July 9, 2013

Poorer antiretroviral response among HIV patients with HBV, HCV coinfection

Provided by Healio

July 9, 2013

Patients with HIV coinfected with hepatitis B or hepatitis C virus experienced poorer outcomes from antiretroviral therapy compared with monoinfected patients in a study presented at the International AIDS Society Conference on HIV Pathogenesis, Treatment and Prevention in Kuala Lumpur, Malaysia.

Researchers evaluated data collected from the TREAT Asia HIV Observational Database on 7,455 patients with HIV treated at 22 Asian hospitals. All participants received antiretroviral therapy (ART), with a target HIV viral load (VL) of fewer than 1,000 copies/mL. Among patients with evaluable test results, 10.45% were coinfected with HBV and 15.2% with HCV.

After 180 days of therapy, CD4 counts were significantly lower among patients coinfected with either HBV (adjusted difference=–15.5 cells/mcL; P=.011) or HCV (aDiff=–37.8 cells/mcL; P<.001) compared with monoinfected patients after initiating ART. CD4 increases were smaller among those with HIV subtype CRF01AE compared with subtype B (–35.5 cells/mcL; P=.026).

The target VL was achieved in a median of 1.28 years within the cohort. Patients coinfected with HBV or HCV experienced a longer time to VL than monoinfected participants, but this difference was not statistically significant.

Coinfected patients had poorer survival than monoinfected patients. Multivariate analysis indicated a significant association between mortality and HCV coinfection (adjusted HR=1.81; 95% CI, 1.2-2.71). No association was observed between HIV VL and coinfection with either HBV or HCV.

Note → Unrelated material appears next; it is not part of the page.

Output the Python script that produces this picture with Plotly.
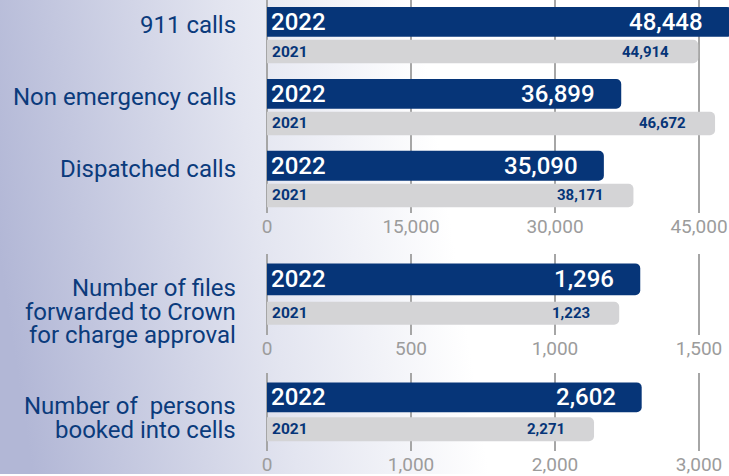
import base64
import plotly.graph_objects as go

# ---------------- data ----------------
calls_categories = ["911 calls", "Non emergency calls", "Dispatched calls"]
calls_2022 = [48448, 36899, 35090]
calls_2021 = [44914, 46672, 38171]

files_category = ["Number of files forwarded to Crown for charge approval"]
files_label_lines = ["Number of files", "forwarded to Crown", "for charge approval"]
files_2022 = [1296]
files_2021 = [1223]

persons_category = ["Number of persons booked into cells"]
persons_label_lines = ["Number of\u00a0 persons", "booked into cells"]
persons_2022 = [2602]
persons_2021 = [2271]

year_current = "2022"
year_previous = "2021"

calls_ticks = [0, 15000, 30000, 45000]
files_ticks = [0, 500, 1000, 1500]
persons_ticks = [0, 1000, 2000, 3000]

# ---------------- style ----------------
W, H = 729, 476
NAVY = "#063578"
GREY_BAR = "#d4d4d6"
LABEL = "#0b3b7c"
TICK = "#9c9c9c"
GRID = "#a6a6a6"
FONT = "Roboto"

X0_PX = 267          # pixel of value 0
X_TICKEND_PX = 699   # pixel of last tick
LEFT_DOMAIN_PX = 261
UNIT = 72.25         # px per category unit

def x_range(last_tick):
    per_px = last_tick / (X_TICKEND_PX - X0_PX)
    return [-(X0_PX - LEFT_DOMAIN_PX) * per_px, (W - X0_PX) * per_px]

def ydom(top_px, bottom_px):
    return [1 - bottom_px / H, 1 - top_px / H]

panels = [
    dict(cats=calls_categories, v22=calls_2022, v21=calls_2021, ticks=calls_ticks,
         top=0, bottom=214, center=22, nav_h=30, gry_top=40, gry_h=23.5),
    dict(cats=files_category, v22=files_2022, v21=files_2021, ticks=files_ticks,
         top=255, bottom=336, center=280.5, nav_h=32, gry_top=303, gry_h=23),
    dict(cats=persons_category, v22=persons_2022, v21=persons_2021, ticks=persons_ticks,
         top=375, bottom=453, center=399, nav_h=30, gry_top=419, gry_h=24),
]

fig = go.Figure()
annotations = []
layout_axes = {}

for i, p in enumerate(panels):
    n = i + 1
    xa = "x" if n == 1 else f"x{n}"
    ya = "y" if n == 1 else f"y{n}"
    xr = x_range(p["ticks"][-1])
    nav_off = -p["nav_h"] / 2 / UNIT
    nav_w = p["nav_h"] / UNIT
    gry_off = (p["gry_top"] - p["center"]) / UNIT
    gry_w = p["gry_h"] / UNIT

    fig.add_trace(go.Bar(
        y=p["cats"], x=p["v22"], orientation="h", xaxis=xa, yaxis=ya,
        width=nav_w, offset=nav_off, marker=dict(color=NAVY, line_width=0),
        showlegend=False, hoverinfo="skip"))
    fig.add_trace(go.Bar(
        y=p["cats"], x=p["v21"], orientation="h", xaxis=xa, yaxis=ya,
        width=gry_w, offset=gry_off, marker=dict(color=GREY_BAR, line_width=0),
        showlegend=False, hoverinfo="skip"))

    yr = [(p["bottom"] - p["center"]) / UNIT, (p["top"] - p["center"]) / UNIT]
    layout_axes["xaxis" if n == 1 else f"xaxis{n}"] = dict(
        domain=[LEFT_DOMAIN_PX / W, 1], range=xr, anchor=ya,
        tickvals=p["ticks"], ticktext=[f"{t:,}" for t in p["ticks"]],
        tickfont=dict(family=FONT, size=19, color=TICK),
        showgrid=True, gridcolor=GRID, gridwidth=2.5, zeroline=False,
        showline=False, ticks="", fixedrange=True)
    layout_axes["yaxis" if n == 1 else f"yaxis{n}"] = dict(
        domain=ydom(p["top"], p["bottom"]), anchor=xa, type="category",
        range=yr, showticklabels=False, showgrid=False, zeroline=False,
        fixedrange=True)

    xmax = xr[1] * 0.9999
    for k, cat in enumerate(p["cats"]):
        annotations.append(dict(
            xref=xa, yref=ya, x=0, y=k, xanchor="left", yanchor="middle",
            xshift=2, text=year_current, showarrow=False,
            font=dict(family=FONT, size=24, color="white", weight=500)))
        annotations.append(dict(
            xref=xa, yref=ya, x=0, y=k + gry_off + gry_w / 2, xanchor="left",
            yanchor="middle", xshift=3, text=year_previous, showarrow=False,
            font=dict(family=FONT, size=15.5, color=NAVY, weight="bold")))
        annotations.append(dict(
            xref=xa, yref=ya, x=min(p["v22"][k], xmax), y=k, xanchor="right",
            yanchor="middle", xshift=-24, text=f"{p['v22'][k]:,}", showarrow=False,
            font=dict(family=FONT, size=24, color="white", weight=500)))
        annotations.append(dict(
            xref=xa, yref=ya, x=min(p["v21"][k], xmax), y=k + gry_off + gry_w / 2,
            xanchor="right", yanchor="middle", xshift=-27, text=f"{p['v21'][k]:,}",
            showarrow=False,
            font=dict(family=FONT, size=15, color=NAVY, weight="bold")))

# category labels
LABEL_X = 238 / W
LABEL_SIZE = 24
for k, cat in enumerate(calls_categories):
    annotations.append(dict(
        xref="paper", yref="y", x=LABEL_X, y=k, xanchor="right", yanchor="middle",
        yshift=-3, text=cat, showarrow=False,
        font=dict(family=FONT, size=LABEL_SIZE, color=LABEL)))

PITCH = 23.5
def add_multiline(lines, yref, center_shift):
    m = len(lines)
    for j, line in enumerate(lines):
        off = center_shift + PITCH * (j - (m - 1) / 2)
        annotations.append(dict(
            xref="paper", yref=yref, x=LABEL_X, y=0, xanchor="right",
            yanchor="middle", yshift=-off, text=line, showarrow=False,
            font=dict(family=FONT, size=LABEL_SIZE, color=LABEL)))

add_multiline(files_label_lines, "y2", 313 - 280.5)
add_multiline(persons_label_lines, "y3", 419.5 - 399)

# background gradient
svg = (
    f'<svg xmlns="http://www.w3.org/2000/svg" width="{W}" height="{H}" '
    f'viewBox="0 0 {W} {H}" preserveAspectRatio="none">'
    '<defs><linearGradient id="g" x1="0" y1="0.55" x2="1" y2="0.45">'
    '<stop offset="0" stop-color="#b2b7d6"/>'
    '<stop offset="0.36" stop-color="#e3e5f0"/>'
    '<stop offset="0.62" stop-color="#ffffff"/>'
    '<stop offset="1" stop-color="#ffffff"/>'
    '</linearGradient></defs>'
    f'<rect width="{W}" height="{H}" fill="url(#g)"/></svg>'
)
bg_src = "data:image/svg+xml;base64," + base64.b64encode(svg.encode()).decode()

fig.update_layout(
    width=W, height=H,
    margin=dict(l=0, r=0, t=0, b=0, pad=0),
    paper_bgcolor="white", plot_bgcolor="rgba(0,0,0,0)",
    barmode="overlay", barcornerradius=5,
    showlegend=False,
    annotations=annotations,
    images=[dict(source=bg_src, xref="paper", yref="paper", x=0, y=1,
                 sizex=1, sizey=1, sizing="stretch", layer="below",
                 xanchor="left", yanchor="top")],
    **layout_axes,
)

fig.write_html(
    "out.html",
    config={"displayModeBar": False, "staticPlot": True},
    post_script="document.body.style.margin='0';document.body.style.overflow='hidden';",
)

“In this Asia regional HIV cohort, patients with HBV or HCV coinfection had significantly lower CD4 counts [and] smaller CD4 increases after 180 days of ART,” the researchers concluded. “We need to test, identify and initiate [highly active] ART early in HBV and HCV coinfected [patients] to have a better treatment effect.”

For more information:

Chen YMA. TULBPE13: HBV and HCV Coinfection: Long-term Immunological, Virological and Survival Outcomes Following cART. Presented at: IAS Conference on HIV Pathogenesis, Treatment and Prevention; June 30-July 03, 2013; Kuala Lumpur, Malaysia.